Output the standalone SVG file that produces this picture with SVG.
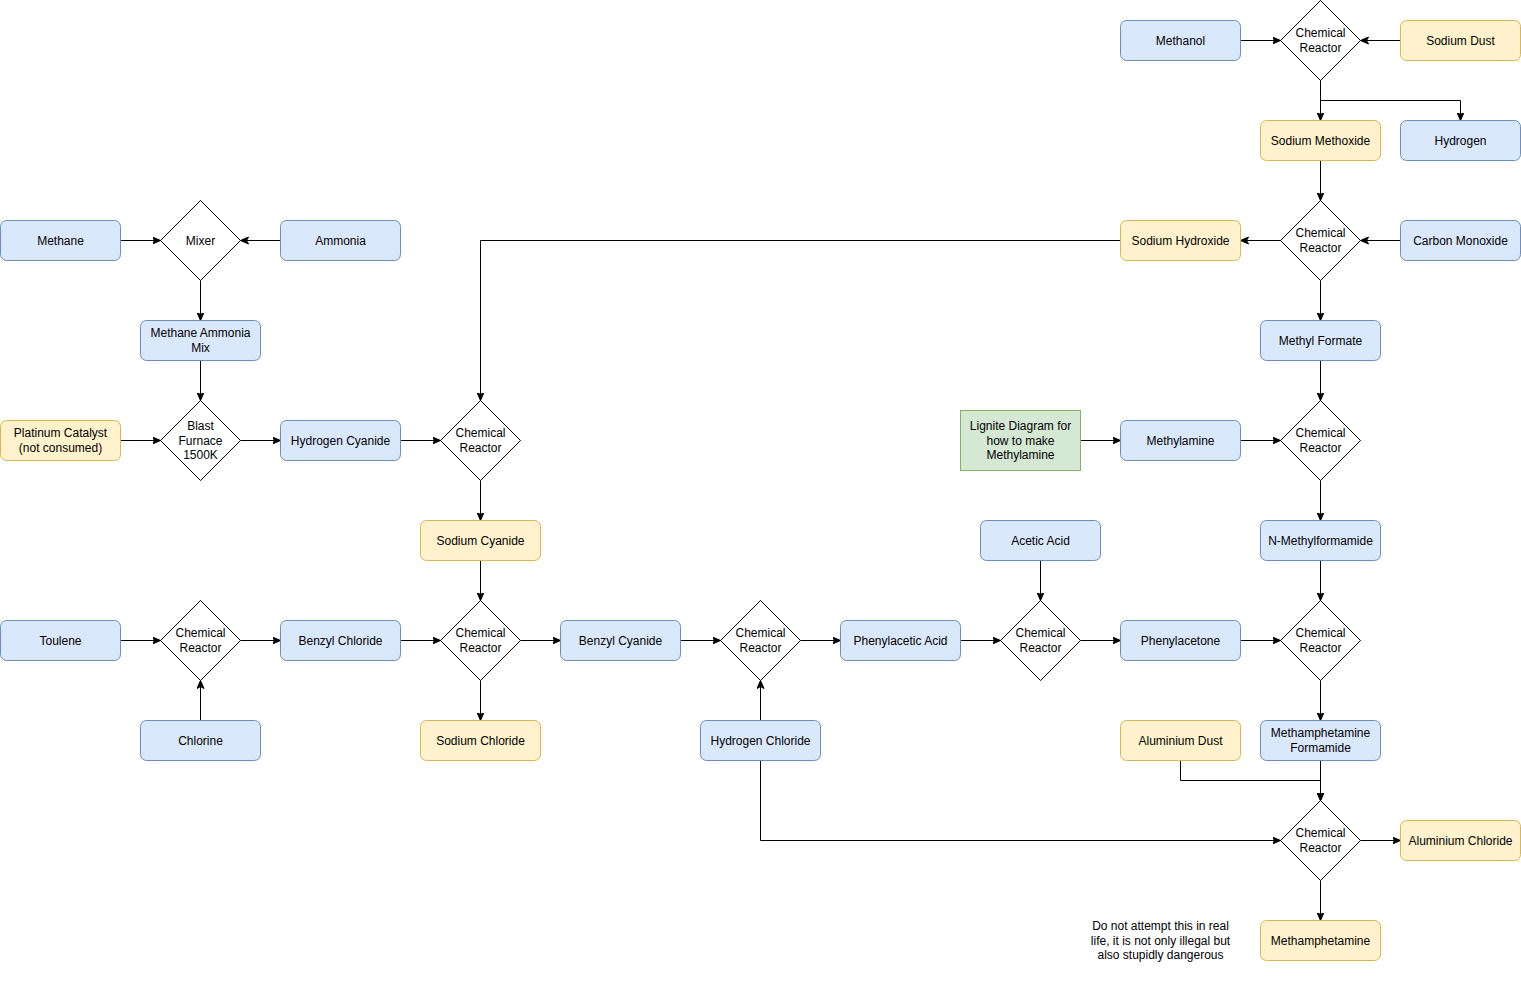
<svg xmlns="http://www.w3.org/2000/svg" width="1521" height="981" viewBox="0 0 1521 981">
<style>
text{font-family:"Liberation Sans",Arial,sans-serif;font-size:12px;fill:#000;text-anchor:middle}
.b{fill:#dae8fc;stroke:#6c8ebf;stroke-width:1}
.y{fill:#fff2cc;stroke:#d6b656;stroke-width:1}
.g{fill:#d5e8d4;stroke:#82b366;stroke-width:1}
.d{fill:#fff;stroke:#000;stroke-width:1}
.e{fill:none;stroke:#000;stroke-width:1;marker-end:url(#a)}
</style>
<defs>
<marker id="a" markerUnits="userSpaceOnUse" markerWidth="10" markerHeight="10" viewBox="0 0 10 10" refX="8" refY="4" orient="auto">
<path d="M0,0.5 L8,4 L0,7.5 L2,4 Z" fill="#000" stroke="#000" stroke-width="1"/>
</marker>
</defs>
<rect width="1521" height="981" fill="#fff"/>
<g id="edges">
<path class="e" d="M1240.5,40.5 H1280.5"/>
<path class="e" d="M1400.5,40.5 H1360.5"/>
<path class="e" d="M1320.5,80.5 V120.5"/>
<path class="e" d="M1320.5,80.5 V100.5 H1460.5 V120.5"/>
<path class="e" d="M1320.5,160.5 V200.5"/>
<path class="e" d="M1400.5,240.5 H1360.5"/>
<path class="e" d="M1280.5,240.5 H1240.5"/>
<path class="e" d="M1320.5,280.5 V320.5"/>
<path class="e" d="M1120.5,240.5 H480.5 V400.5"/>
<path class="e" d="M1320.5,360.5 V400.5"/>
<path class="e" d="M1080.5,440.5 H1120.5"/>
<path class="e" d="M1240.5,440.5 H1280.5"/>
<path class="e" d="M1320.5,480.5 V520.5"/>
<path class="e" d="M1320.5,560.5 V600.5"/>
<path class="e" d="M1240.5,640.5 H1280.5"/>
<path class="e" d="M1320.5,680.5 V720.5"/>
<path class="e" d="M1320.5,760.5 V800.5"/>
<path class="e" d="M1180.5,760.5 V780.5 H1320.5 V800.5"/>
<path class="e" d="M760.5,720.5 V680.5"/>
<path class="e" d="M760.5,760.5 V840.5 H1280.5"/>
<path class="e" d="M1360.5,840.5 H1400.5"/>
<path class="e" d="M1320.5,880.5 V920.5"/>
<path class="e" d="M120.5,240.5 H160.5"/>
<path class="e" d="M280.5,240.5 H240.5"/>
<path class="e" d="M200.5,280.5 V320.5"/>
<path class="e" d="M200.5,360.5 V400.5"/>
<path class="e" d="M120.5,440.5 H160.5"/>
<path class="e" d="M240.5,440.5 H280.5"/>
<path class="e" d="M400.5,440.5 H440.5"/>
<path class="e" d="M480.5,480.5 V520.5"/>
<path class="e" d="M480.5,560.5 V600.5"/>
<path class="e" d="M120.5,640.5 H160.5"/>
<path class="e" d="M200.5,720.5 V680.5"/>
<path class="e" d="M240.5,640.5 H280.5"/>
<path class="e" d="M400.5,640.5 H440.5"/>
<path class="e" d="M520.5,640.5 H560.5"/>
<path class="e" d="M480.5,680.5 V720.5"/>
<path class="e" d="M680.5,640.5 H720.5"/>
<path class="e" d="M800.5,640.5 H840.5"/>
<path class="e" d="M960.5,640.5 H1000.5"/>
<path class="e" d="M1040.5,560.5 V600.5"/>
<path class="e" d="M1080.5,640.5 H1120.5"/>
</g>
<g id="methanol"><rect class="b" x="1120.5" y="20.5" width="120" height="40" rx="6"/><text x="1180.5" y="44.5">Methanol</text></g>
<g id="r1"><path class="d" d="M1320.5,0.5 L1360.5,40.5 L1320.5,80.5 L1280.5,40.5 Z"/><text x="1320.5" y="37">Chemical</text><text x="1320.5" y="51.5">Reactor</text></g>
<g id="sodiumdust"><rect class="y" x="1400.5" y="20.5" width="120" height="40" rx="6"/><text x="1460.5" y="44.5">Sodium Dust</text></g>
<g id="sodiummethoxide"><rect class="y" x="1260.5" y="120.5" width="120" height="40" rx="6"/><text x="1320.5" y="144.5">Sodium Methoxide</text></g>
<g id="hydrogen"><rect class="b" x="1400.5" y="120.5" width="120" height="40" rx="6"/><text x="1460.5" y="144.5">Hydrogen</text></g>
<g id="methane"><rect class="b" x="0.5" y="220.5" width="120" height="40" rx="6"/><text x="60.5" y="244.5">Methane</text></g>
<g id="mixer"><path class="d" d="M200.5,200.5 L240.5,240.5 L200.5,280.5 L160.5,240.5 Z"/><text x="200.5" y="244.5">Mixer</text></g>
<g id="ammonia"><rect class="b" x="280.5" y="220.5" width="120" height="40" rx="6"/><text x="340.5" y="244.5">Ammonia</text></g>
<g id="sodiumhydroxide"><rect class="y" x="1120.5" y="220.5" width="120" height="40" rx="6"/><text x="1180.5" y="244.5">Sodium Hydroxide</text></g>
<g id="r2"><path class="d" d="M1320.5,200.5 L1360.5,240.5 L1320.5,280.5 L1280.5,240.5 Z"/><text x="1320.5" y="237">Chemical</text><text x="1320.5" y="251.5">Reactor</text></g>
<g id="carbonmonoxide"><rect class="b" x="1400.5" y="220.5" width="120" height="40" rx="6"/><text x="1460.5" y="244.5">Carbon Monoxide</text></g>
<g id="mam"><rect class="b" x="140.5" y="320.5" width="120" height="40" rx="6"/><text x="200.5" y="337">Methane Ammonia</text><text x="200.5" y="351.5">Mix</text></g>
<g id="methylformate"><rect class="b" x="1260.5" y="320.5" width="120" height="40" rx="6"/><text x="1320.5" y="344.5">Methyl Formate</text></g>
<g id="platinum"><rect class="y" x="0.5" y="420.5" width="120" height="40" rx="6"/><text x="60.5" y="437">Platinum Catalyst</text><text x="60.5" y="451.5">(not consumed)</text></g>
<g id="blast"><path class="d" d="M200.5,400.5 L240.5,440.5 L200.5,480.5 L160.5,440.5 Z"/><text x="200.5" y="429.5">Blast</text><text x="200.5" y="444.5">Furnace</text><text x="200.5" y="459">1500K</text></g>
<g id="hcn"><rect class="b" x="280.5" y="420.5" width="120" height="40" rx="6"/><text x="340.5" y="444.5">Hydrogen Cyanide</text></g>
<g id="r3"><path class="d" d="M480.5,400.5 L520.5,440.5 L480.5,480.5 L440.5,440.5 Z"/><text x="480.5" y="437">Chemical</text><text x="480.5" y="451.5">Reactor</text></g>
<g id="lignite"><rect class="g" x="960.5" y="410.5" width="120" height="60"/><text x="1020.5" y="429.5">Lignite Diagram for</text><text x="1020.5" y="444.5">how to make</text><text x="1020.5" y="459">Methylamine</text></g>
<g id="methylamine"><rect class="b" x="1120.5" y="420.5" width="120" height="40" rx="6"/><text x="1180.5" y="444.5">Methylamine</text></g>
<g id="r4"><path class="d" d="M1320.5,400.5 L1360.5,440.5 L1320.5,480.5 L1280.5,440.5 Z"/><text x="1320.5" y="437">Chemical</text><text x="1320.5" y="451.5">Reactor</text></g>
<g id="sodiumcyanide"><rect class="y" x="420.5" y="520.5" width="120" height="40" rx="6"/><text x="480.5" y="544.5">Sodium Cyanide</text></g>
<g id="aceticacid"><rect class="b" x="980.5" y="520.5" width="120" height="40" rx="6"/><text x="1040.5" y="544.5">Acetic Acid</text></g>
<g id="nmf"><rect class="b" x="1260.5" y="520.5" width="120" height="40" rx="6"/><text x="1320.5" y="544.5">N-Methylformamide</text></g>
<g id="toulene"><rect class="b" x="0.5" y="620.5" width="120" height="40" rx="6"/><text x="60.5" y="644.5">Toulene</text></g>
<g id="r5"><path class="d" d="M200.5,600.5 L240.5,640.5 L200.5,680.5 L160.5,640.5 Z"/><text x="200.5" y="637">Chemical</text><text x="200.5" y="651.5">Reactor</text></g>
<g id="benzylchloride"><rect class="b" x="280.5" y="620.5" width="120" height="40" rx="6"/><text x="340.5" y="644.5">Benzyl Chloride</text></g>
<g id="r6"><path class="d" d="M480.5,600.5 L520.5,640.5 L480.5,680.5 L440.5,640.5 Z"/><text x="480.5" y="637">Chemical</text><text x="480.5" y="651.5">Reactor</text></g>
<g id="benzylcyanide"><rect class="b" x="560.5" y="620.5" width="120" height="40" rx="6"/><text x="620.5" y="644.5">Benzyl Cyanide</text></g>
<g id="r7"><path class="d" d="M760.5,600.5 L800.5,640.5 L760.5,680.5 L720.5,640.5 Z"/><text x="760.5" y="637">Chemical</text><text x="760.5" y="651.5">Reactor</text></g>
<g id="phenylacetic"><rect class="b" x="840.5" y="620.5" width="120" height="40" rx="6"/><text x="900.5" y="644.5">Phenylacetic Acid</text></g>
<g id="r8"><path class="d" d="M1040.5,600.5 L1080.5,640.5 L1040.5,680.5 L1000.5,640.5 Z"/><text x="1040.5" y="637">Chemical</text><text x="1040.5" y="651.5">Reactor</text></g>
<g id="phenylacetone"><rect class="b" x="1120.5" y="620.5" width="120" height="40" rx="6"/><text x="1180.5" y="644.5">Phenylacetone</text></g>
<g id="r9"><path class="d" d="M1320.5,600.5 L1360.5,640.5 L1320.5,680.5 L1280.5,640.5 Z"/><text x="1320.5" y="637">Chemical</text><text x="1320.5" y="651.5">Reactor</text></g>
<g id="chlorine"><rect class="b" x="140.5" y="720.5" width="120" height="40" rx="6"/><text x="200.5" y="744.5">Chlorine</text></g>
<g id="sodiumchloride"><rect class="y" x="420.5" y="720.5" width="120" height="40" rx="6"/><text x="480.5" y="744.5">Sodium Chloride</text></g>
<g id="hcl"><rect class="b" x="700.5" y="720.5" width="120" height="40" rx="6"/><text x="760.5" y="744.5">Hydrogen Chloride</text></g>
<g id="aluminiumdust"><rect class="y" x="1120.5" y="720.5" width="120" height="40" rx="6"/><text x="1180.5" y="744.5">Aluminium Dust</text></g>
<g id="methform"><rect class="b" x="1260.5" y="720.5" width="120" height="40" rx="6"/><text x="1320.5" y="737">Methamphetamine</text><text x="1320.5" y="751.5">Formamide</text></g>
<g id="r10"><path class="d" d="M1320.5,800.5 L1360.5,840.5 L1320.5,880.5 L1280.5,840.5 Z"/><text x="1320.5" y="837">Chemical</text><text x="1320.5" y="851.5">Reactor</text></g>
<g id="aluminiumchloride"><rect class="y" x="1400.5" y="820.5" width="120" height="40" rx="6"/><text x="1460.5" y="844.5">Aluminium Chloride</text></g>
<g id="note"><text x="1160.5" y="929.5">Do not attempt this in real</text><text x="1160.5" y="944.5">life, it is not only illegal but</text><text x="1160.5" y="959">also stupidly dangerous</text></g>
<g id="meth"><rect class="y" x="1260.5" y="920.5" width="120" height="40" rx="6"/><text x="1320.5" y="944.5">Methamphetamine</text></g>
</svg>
────
Report all lines of the material that contain the word "this".

* Response below *
Output the standalone SVG file that produces this picture with SVG.
<g id="note"><text x="1160.5" y="929.5">Do not attempt this in real</text><text x="1160.5" y="944.5">life, it is not only illegal but</text><text x="1160.5" y="959">also stupidly dangerous</text></g>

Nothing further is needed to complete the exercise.